**WRITTEN PROBLEM**: Find the word "this" in the records below. List each line containing it.

**SOURCE MATERIAL**:
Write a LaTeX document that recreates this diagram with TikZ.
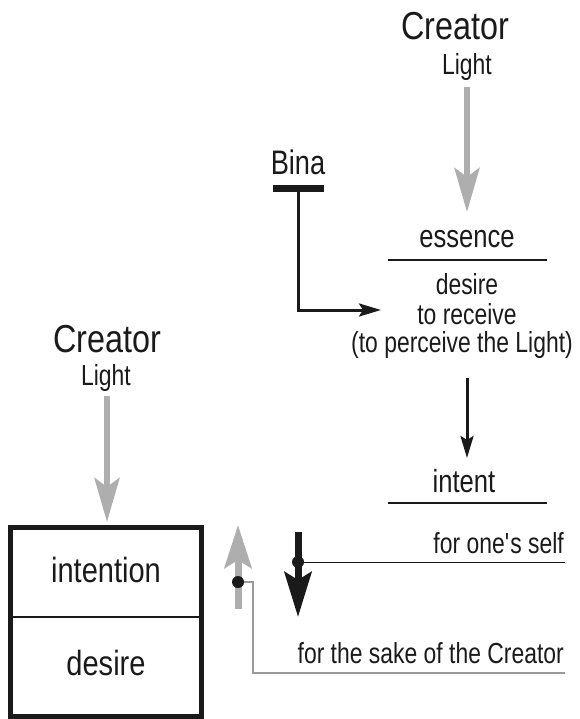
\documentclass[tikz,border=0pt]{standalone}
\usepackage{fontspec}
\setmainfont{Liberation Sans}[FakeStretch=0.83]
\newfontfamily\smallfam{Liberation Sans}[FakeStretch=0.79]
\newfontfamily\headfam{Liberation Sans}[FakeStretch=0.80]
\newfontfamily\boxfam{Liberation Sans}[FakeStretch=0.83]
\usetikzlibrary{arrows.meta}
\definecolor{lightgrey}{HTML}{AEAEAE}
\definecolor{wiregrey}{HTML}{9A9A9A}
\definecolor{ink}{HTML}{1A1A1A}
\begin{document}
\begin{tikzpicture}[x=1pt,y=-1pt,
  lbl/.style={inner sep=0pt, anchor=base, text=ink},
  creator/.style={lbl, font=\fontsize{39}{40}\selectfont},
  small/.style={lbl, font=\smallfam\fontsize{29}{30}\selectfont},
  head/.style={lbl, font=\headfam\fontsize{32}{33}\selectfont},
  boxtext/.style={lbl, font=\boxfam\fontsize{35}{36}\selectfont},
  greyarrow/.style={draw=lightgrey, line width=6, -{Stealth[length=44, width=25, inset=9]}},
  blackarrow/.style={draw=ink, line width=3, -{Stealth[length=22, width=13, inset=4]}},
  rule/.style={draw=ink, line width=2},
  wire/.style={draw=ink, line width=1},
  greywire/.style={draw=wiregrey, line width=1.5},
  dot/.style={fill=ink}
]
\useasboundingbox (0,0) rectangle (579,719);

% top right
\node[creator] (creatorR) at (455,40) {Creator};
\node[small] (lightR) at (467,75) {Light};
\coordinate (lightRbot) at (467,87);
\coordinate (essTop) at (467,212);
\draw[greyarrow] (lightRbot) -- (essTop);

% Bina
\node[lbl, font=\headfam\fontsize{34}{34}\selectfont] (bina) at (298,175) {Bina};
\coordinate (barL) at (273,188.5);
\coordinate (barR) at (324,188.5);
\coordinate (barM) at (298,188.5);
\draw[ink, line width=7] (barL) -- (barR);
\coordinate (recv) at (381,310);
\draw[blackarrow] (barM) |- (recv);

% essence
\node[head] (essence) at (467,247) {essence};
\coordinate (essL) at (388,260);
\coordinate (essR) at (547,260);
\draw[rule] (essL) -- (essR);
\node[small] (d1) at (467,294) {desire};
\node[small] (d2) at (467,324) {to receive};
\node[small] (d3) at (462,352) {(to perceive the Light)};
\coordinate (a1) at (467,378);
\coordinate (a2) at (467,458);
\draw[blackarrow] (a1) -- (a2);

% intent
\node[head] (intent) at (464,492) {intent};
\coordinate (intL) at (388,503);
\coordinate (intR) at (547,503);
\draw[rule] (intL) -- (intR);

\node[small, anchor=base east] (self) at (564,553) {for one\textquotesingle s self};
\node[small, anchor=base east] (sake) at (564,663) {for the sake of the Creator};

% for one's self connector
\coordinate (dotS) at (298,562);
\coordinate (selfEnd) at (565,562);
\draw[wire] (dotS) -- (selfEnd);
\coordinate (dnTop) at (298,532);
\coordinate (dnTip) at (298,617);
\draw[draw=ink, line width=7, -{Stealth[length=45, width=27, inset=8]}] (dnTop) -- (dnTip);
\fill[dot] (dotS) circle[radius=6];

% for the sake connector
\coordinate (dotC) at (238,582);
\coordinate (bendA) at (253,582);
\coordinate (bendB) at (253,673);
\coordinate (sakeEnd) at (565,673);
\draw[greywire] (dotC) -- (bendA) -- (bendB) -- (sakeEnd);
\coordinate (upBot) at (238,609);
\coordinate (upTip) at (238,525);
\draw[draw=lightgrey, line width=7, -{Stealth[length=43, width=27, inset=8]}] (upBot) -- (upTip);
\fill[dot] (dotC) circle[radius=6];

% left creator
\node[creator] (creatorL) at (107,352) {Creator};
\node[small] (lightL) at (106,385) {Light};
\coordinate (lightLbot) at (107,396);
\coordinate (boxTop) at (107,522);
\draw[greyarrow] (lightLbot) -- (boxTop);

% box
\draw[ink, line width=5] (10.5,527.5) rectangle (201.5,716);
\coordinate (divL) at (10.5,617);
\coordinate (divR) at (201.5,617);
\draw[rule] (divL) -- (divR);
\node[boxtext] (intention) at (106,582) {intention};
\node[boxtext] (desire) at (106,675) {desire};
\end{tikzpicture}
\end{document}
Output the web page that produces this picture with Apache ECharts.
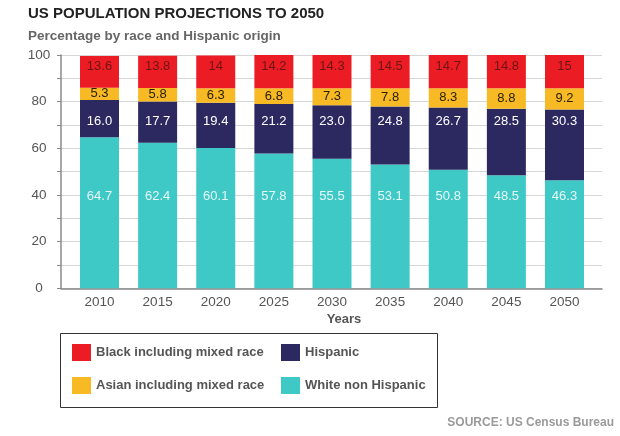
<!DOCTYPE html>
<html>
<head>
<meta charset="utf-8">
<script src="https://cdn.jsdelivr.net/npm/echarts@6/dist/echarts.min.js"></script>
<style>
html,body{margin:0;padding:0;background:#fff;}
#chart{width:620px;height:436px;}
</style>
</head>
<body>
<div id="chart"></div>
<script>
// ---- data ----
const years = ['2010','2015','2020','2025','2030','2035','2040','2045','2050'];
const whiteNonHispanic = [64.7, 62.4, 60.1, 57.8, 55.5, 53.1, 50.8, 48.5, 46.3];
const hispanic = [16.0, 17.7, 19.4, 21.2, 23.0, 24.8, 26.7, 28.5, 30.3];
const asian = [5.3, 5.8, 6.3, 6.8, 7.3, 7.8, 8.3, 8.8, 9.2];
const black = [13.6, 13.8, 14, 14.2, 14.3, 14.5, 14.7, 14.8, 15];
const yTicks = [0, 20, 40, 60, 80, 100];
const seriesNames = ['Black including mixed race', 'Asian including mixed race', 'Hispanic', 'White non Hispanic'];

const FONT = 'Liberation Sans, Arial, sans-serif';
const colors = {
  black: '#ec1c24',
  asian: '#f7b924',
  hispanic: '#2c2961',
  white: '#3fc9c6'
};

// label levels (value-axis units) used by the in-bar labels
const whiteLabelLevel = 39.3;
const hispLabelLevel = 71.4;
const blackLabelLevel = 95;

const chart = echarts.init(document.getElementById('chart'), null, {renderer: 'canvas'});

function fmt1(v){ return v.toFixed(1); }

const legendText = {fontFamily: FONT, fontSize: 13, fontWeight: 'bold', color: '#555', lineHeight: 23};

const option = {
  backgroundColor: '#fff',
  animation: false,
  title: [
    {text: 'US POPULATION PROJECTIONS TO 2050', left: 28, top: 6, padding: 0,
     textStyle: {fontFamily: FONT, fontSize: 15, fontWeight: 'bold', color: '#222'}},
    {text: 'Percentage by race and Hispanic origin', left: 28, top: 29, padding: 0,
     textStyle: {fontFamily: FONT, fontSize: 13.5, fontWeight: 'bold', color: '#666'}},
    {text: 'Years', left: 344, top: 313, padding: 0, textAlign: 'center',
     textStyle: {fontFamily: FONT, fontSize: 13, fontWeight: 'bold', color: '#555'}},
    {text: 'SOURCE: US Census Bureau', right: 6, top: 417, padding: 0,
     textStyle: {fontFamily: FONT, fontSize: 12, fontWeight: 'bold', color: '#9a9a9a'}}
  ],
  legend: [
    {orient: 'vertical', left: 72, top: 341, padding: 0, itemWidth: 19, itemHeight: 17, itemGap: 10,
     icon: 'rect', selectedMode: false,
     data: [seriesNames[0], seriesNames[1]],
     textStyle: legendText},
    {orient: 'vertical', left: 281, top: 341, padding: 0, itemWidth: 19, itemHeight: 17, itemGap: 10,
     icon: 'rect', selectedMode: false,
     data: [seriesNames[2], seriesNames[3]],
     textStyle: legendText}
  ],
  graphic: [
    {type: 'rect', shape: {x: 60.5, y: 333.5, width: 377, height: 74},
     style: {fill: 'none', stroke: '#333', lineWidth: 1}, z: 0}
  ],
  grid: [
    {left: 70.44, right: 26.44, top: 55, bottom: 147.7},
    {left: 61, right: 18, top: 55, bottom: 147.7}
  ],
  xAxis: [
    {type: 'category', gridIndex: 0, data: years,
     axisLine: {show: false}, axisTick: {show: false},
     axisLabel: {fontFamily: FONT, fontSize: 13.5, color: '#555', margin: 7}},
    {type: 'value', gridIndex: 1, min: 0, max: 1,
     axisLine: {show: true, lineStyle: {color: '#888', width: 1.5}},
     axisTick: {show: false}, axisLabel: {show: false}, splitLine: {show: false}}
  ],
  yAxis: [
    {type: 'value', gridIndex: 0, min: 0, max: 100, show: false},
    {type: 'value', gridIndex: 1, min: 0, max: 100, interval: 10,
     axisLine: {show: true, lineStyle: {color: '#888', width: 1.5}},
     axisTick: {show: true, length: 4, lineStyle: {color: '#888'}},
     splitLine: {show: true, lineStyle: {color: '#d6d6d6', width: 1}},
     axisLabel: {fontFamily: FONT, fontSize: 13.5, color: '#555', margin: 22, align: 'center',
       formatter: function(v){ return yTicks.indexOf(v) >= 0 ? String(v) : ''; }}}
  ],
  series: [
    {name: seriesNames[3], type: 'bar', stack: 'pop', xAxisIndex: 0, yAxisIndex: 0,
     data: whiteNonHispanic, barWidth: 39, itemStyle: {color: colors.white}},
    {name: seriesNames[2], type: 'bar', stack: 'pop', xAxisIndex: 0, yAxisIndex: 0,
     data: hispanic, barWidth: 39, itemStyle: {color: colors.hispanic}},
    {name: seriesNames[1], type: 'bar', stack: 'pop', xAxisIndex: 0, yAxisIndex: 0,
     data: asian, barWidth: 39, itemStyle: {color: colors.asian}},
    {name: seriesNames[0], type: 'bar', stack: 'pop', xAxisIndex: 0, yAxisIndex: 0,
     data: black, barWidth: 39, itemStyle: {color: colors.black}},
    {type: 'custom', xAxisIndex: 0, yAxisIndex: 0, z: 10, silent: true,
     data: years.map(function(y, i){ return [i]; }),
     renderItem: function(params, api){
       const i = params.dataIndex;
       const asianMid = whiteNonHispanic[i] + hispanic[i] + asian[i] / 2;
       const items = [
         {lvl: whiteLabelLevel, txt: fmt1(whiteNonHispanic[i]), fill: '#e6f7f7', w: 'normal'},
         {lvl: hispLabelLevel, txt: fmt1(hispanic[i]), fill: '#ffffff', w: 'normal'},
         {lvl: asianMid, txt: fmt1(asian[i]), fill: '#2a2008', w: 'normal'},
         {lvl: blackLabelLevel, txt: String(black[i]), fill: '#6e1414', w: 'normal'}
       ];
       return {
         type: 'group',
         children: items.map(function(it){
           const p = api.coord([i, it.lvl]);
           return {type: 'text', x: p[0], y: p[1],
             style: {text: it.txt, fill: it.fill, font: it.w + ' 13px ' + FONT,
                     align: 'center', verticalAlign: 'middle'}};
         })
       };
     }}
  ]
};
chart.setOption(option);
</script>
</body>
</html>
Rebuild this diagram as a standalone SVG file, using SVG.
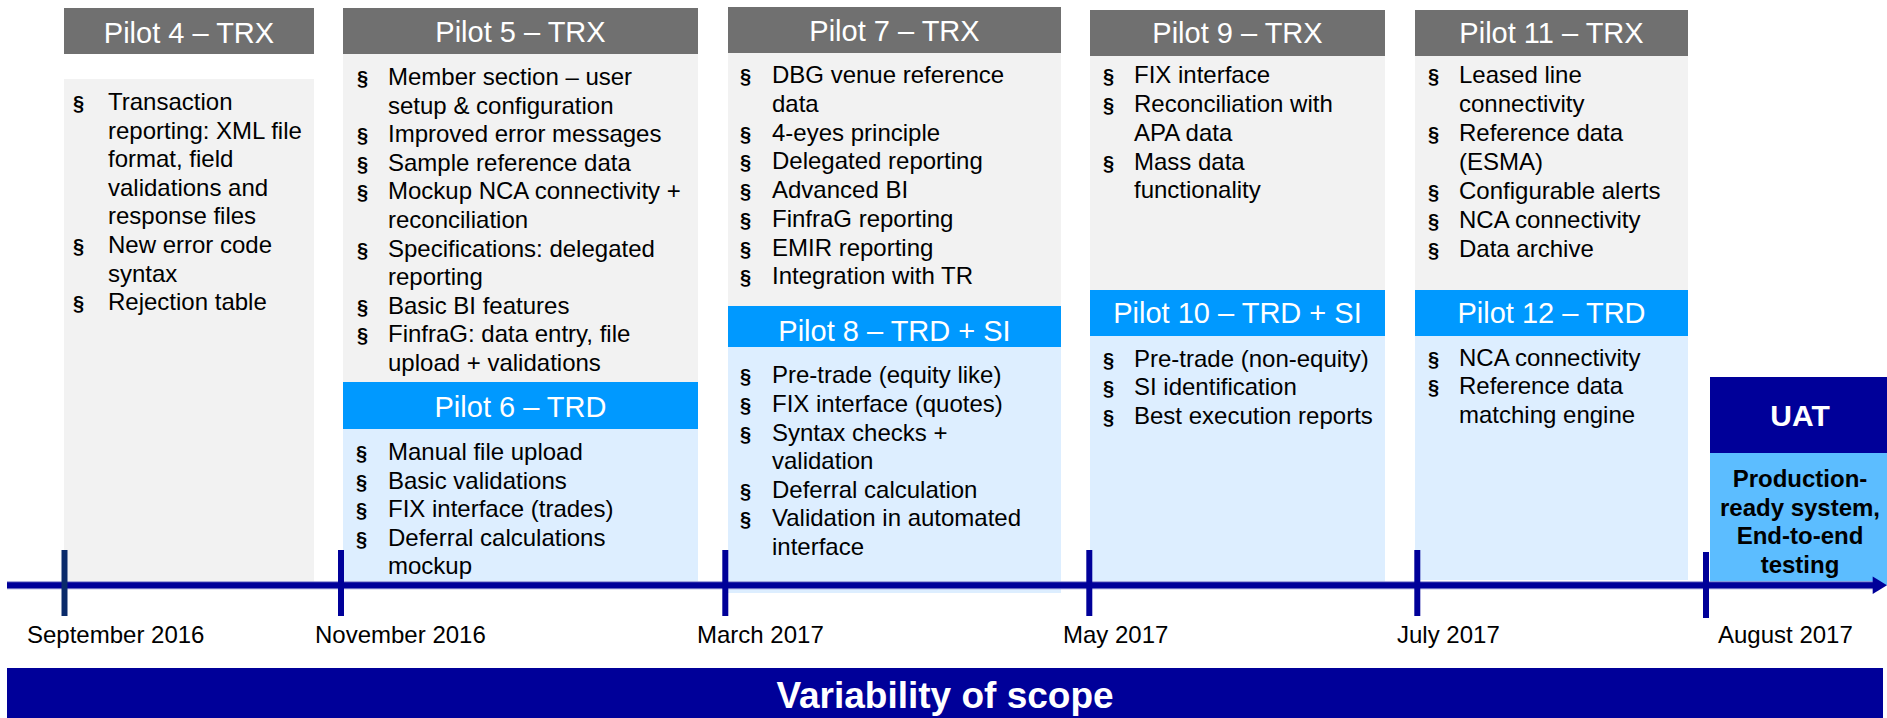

**RESULT BELOW**:
Write a LaTeX document that recreates this diagram with TikZ.
Output the web page that produces this picture with Apache ECharts.
Rebuild this diagram as a standalone SVG file, using SVG.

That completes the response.